LONDON • New York has overtaken London as the world's most attractive financial centre, a survey said yesterday, as Britain's decision to leave the European Union prompts banks to move jobs out of the city to preserve access to Europe's single market.
Brexit poses the biggest challenge to the City of London's finance industry since the 2007-2009 financial crisis, as it might mean banks and insurers lose access to the EU, the world's biggest trading bloc.
New York took first place, followed by London, Hong Kong and Singapore in the Z/Yen global financial centres index, which ranks 100 financial centres on factors such as infrastructure and access to quality staff.
There was no change to the rankings of Hong Kong and Singapore.
London's ranking fell by eight points from six months ago, the biggest decline among the top contenders. The survey's authors said the drop reflected the uncertainty around Brexit.
"We are getting closer and closer to exit day and we still don't know whether London will be able to trade with all the other European financial centres," Mr Mark Yeandle, co-creator of the index, told Reuters.
"The fear of losing business to other centres is driving the slight decline and people are concerned about London's competitiveness."
1. New York
3. Hong Kong
• Source: Z/Yen Group; China Development Institute
Since Britain voted more than two years ago to leave the EU, some of the world's most powerful finance companies in London have begun moving staff to the EU to preserve the existing cross-border flow of trading after 2019.
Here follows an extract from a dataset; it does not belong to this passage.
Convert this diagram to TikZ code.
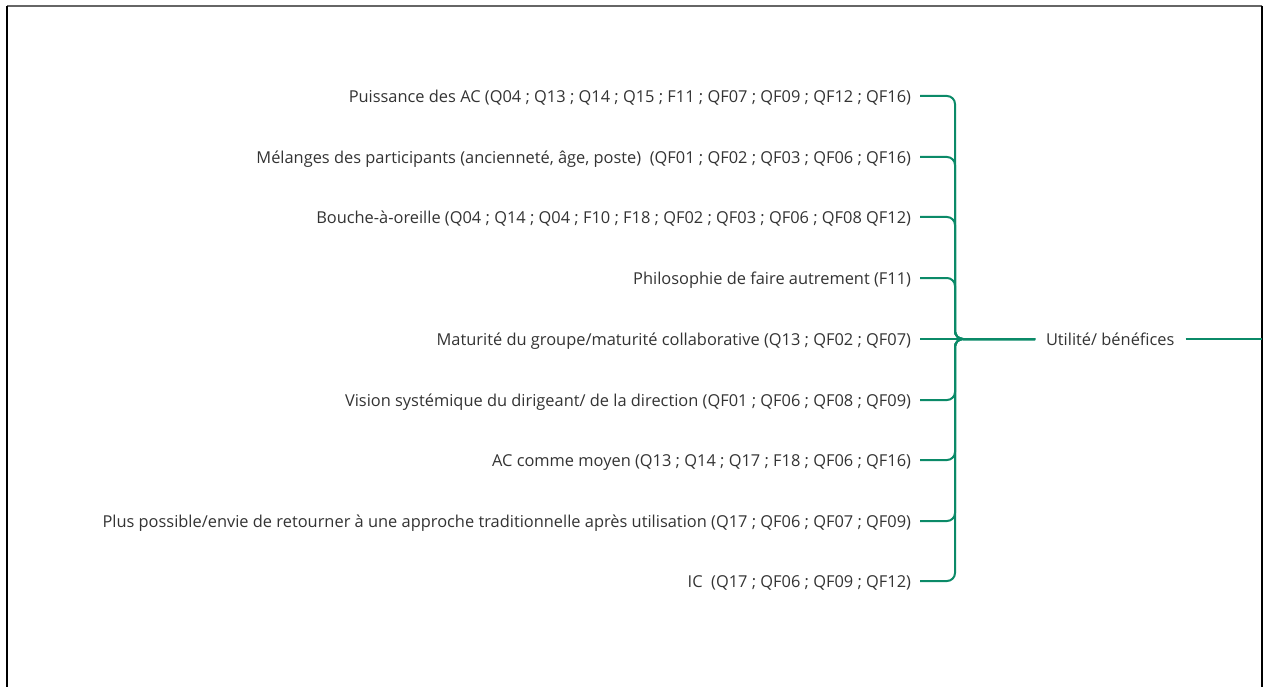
\documentclass[tikz,border=0pt]{standalone}
\usepackage{fontspec}
\setmainfont{Open Sans}
\definecolor{branch}{HTML}{0B8A68}
\definecolor{txt}{HTML}{333333}
\begin{document}
\begin{tikzpicture}[x=1pt,y=-1pt,
  label font/.style={text=txt,font=\fontsize{16.4}{19}\selectfont,text height=14.7pt,text depth=2pt},
  item/.style={label font,anchor=east,inner sep=4.5pt,outer sep=4.5pt},
  hub/.style={label font,anchor=west,inner sep=0pt,outer sep=11pt},
  link/.style={draw=branch,line width=2pt,rounded corners=8pt}]
\useasboundingbox (0,0) rectangle (1266,687);
% frame
\draw[line width=1.2pt,draw=black!60] (7,6) -- (1262,6);
\draw[line width=1.2pt] (7,6) -- (7,687);
\draw[line width=1.2pt] (1262,6) -- (1262,687);
% items
\node[item] (c1) at (920,96) {Puissance des AC (Q04 ; Q13 ; Q14 ; Q15 ; F11 ; QF07 ; QF09 ; QF12 ; QF16)};
\node[item] (c2) at (920,157) {Mélanges des participants (ancienneté, âge, poste)\ \ (QF01 ; QF02 ; QF03 ; QF06 ; QF16)};
\node[item] (c3) at (920,217) {Bouche-à-oreille (Q04 ; Q14 ; Q04 ; F10 ; F18 ; QF02 ; QF03 ; QF06 ; QF08 QF12)};
\node[item] (c4) at (920,278) {Philosophie de faire autrement (F11)};
\node[item] (c5) at (920,339) {Maturité du groupe/maturité collaborative (Q13 ; QF02 ; QF07)};
\node[item] (c6) at (920,400) {Vision systémique du dirigeant/ de la direction (QF01 ; QF06 ; QF08 ; QF09)};
\node[item] (c7) at (920,460) {AC comme moyen (Q13 ; Q14 ; Q17 ; F18 ; QF06 ; QF16)};
\node[item] (c8) at (920,521) {Plus possible/envie de retourner à une approche traditionnelle après utilisation (Q17 ; QF06 ; QF07 ; QF09)};
\node[item] (c9) at (920,581) {IC\ \ (Q17 ; QF06 ; QF09 ; QF12)};
% hub
\node[hub] (u) at (1035,339) {Utilité/ bénéfices};
\coordinate (r) at (1262,339);
% connectors
\foreach \c in {c1,c2,c3,c4,c6,c7,c8,c9}
  \draw[link] (\c.east) -| (955,339) -- (u.west);
\draw[link] (c5.east) -- (u.west);
\draw[link] (u.east) -- (r);
\end{tikzpicture}
\end{document}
Around 5,000 roles are expected to be shifted or created in the EU from London by March next year, when Britain exits the EU, according to a study by Reuters published in March.
The head of the City of London financial district predicted in July that 3,500 to 12,000 financial jobs would go because of Brexit.
The past year has seen a pick-up in the number of banks saying they plan to set up new EU subsidiaries after Brexit. Most major United States, British and Japanese banks said they would build up operations in Frankfurt, Paris or Dublin.
Other European centres moved in the global rankings.
Zurich rose to ninth place from 16th place six months ago. Frankfurt rose to 10th from 20th place, and Amsterdam climbed to 35th place from 50th place.
"London and New York have long vied for the top spot of this index and the uncertainty around the future shape of Brexit is likely to be a factor in their latest switch in positions," said Mr Miles Celic, chief executive of lobbying group TheCityUK.
"In a competitive world we cannot afford complacency."